Exercise details | Return, unaltered, every line from the beginning of the material below up to and including the one with "Chart.register(...registerables);".

--- begin Supplied data ---

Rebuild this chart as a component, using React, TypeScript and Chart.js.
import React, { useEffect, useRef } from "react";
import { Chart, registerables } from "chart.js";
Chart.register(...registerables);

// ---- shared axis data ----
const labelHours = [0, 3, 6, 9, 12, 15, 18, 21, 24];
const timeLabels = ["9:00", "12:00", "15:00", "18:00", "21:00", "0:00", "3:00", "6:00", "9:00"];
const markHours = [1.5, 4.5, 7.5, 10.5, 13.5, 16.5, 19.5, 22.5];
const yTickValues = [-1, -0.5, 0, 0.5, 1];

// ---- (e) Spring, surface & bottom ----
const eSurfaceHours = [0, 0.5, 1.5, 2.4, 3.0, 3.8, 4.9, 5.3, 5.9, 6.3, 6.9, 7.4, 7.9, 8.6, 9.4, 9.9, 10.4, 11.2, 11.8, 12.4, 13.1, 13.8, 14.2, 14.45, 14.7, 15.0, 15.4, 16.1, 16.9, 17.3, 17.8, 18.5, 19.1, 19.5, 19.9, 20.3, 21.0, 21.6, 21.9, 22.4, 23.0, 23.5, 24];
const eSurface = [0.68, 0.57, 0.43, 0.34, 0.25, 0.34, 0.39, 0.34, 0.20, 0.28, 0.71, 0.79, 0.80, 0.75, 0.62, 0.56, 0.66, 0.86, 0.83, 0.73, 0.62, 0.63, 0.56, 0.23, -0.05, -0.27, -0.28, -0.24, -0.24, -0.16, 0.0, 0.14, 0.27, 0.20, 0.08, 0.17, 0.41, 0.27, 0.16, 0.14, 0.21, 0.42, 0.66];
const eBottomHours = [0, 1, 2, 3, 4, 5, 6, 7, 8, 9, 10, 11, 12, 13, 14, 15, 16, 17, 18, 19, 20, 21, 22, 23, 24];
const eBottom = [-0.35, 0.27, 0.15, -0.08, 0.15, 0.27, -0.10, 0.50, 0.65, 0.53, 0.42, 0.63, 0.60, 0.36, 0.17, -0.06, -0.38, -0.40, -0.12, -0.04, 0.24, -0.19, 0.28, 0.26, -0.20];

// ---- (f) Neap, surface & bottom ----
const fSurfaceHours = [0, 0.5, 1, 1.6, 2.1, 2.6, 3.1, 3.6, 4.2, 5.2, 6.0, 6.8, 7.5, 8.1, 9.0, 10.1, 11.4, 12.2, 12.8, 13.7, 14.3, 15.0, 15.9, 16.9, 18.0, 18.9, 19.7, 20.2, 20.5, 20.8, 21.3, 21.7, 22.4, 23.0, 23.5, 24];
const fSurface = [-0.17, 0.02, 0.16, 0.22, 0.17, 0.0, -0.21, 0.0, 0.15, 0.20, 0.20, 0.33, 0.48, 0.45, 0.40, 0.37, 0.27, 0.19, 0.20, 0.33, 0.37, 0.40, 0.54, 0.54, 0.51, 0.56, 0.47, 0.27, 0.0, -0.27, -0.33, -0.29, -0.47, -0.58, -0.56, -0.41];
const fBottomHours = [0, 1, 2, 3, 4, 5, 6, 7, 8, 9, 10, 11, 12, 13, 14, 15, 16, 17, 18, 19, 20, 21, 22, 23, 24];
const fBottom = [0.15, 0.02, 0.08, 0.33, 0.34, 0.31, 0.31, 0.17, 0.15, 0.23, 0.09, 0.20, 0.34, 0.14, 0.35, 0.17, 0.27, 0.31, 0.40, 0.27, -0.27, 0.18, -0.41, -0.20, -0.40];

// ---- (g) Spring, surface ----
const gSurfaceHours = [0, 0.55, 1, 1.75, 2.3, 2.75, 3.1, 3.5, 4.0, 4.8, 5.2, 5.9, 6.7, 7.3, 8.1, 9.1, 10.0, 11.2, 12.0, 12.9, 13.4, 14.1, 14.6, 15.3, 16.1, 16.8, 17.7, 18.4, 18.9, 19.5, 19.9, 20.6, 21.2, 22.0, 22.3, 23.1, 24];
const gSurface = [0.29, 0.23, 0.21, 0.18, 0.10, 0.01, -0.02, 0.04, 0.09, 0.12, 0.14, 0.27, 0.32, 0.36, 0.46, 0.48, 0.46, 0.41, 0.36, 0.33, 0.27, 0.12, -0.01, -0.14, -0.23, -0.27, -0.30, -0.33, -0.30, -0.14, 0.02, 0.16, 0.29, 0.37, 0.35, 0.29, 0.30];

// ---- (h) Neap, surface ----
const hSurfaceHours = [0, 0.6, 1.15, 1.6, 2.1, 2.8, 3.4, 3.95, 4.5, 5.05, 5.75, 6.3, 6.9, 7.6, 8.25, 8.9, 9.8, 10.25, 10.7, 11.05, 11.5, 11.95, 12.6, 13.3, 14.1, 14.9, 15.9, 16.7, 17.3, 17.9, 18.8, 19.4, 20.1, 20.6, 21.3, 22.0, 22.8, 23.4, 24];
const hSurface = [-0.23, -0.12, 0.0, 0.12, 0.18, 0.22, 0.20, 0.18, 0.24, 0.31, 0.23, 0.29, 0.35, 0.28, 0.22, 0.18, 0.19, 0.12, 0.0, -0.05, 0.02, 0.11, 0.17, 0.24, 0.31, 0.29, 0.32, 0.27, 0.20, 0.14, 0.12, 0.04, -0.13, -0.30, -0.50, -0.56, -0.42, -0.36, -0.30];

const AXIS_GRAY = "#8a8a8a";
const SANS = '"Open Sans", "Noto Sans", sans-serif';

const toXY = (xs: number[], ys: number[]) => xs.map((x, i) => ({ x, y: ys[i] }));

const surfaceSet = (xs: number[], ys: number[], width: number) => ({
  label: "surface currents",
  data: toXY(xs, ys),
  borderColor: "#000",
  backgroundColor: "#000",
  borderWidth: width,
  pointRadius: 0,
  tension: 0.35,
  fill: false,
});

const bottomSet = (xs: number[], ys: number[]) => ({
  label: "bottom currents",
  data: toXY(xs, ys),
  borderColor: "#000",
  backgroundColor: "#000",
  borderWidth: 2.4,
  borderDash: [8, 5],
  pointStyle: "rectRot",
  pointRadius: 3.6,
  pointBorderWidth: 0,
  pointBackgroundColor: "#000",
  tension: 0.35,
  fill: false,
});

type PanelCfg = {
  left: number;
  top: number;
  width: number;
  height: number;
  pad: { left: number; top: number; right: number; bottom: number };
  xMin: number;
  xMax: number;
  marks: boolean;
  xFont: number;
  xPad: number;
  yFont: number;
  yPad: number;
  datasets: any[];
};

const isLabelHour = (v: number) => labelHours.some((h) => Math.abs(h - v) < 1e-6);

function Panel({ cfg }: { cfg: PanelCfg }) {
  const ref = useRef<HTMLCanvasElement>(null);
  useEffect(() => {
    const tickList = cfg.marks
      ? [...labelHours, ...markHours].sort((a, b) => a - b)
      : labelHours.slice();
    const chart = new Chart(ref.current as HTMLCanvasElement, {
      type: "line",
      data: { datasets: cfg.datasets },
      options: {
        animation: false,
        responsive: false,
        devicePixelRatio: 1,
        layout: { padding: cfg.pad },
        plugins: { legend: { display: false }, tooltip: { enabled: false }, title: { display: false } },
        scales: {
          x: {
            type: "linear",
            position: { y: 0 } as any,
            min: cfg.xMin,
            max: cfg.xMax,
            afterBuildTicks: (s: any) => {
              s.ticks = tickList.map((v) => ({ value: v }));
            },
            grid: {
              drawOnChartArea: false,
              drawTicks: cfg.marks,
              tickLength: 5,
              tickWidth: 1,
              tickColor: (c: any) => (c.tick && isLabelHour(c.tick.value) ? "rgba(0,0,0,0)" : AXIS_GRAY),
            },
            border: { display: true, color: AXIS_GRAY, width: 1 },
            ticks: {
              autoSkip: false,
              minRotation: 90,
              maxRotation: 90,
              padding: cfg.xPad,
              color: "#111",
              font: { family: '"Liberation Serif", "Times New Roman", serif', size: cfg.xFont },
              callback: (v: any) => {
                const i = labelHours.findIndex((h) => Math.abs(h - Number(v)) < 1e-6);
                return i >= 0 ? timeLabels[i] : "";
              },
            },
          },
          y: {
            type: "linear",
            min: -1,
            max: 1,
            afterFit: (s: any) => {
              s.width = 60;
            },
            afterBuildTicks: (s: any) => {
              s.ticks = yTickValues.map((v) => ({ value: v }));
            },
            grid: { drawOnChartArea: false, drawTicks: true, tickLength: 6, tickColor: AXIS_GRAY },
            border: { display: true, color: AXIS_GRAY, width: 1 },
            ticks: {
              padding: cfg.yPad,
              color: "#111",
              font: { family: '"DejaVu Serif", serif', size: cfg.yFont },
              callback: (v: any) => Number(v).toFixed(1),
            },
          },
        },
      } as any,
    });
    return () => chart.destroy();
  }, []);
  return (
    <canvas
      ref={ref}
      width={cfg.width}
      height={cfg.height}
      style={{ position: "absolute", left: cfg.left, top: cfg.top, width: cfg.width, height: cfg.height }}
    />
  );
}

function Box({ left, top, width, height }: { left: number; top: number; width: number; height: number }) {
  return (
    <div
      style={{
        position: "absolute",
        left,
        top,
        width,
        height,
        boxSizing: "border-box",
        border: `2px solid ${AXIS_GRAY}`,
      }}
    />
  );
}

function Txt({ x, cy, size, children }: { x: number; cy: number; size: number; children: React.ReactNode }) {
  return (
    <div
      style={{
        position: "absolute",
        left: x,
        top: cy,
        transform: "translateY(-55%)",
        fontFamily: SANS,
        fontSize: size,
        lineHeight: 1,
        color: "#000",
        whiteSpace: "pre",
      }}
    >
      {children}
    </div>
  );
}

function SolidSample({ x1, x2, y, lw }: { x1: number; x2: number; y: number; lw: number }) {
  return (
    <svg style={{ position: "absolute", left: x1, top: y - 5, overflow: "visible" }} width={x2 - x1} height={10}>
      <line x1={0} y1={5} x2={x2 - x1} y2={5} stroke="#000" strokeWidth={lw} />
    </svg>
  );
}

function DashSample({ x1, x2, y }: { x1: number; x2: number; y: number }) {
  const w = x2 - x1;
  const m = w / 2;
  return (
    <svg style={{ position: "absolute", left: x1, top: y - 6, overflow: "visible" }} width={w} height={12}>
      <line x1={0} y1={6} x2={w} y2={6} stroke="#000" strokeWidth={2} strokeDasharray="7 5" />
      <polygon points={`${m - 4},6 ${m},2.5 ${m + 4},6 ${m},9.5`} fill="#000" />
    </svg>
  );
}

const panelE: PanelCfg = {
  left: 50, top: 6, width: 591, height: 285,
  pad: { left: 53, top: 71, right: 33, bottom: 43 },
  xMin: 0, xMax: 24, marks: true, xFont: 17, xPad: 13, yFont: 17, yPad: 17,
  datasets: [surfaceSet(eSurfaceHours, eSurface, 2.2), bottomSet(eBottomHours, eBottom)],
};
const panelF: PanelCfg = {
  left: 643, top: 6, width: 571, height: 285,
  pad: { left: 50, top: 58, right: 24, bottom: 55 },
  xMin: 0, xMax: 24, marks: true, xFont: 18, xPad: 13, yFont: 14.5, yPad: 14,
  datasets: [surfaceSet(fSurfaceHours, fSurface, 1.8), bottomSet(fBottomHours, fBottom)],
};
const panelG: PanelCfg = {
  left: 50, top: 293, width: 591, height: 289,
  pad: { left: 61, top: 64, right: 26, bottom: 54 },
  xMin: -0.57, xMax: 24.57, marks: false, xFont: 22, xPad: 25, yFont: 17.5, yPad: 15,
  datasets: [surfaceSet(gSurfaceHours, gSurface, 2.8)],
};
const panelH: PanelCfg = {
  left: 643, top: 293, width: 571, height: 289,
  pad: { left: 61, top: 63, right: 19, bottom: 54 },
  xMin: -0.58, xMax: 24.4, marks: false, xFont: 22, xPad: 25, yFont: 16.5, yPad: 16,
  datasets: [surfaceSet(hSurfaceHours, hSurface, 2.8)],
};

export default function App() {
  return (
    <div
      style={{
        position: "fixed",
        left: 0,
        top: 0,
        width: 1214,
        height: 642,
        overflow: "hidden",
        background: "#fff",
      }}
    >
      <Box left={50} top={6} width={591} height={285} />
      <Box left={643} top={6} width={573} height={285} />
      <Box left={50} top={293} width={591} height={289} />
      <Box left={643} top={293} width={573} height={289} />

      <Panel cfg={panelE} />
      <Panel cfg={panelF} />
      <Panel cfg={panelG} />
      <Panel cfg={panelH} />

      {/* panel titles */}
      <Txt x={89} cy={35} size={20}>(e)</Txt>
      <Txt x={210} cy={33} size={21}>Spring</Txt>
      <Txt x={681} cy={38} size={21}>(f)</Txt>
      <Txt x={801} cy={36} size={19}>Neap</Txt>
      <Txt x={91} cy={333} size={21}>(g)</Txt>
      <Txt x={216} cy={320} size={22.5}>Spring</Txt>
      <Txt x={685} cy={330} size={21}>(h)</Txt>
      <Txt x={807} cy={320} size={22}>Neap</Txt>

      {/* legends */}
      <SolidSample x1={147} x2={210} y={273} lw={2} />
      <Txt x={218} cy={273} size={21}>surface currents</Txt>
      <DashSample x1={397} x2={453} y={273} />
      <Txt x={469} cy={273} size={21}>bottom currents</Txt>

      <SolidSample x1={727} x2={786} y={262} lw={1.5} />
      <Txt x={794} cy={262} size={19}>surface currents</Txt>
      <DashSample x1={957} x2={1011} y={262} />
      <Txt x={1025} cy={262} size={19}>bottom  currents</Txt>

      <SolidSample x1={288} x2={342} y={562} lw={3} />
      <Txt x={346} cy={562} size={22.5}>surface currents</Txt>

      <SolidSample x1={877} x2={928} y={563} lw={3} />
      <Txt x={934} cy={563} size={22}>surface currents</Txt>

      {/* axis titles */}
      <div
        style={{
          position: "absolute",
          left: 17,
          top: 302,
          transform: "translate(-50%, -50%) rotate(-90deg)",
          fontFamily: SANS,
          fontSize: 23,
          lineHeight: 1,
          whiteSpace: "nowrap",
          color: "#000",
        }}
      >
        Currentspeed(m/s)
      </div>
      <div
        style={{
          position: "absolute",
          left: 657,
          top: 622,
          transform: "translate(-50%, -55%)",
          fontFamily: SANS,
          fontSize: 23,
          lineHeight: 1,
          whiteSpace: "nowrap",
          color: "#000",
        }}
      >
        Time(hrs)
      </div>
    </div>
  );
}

--- end Supplied data ---

Response to this exercise |
Rebuild this chart as a component, using React, TypeScript and Chart.js.
import React, { useEffect, useRef } from "react";
import { Chart, registerables } from "chart.js";
Chart.register(...registerables);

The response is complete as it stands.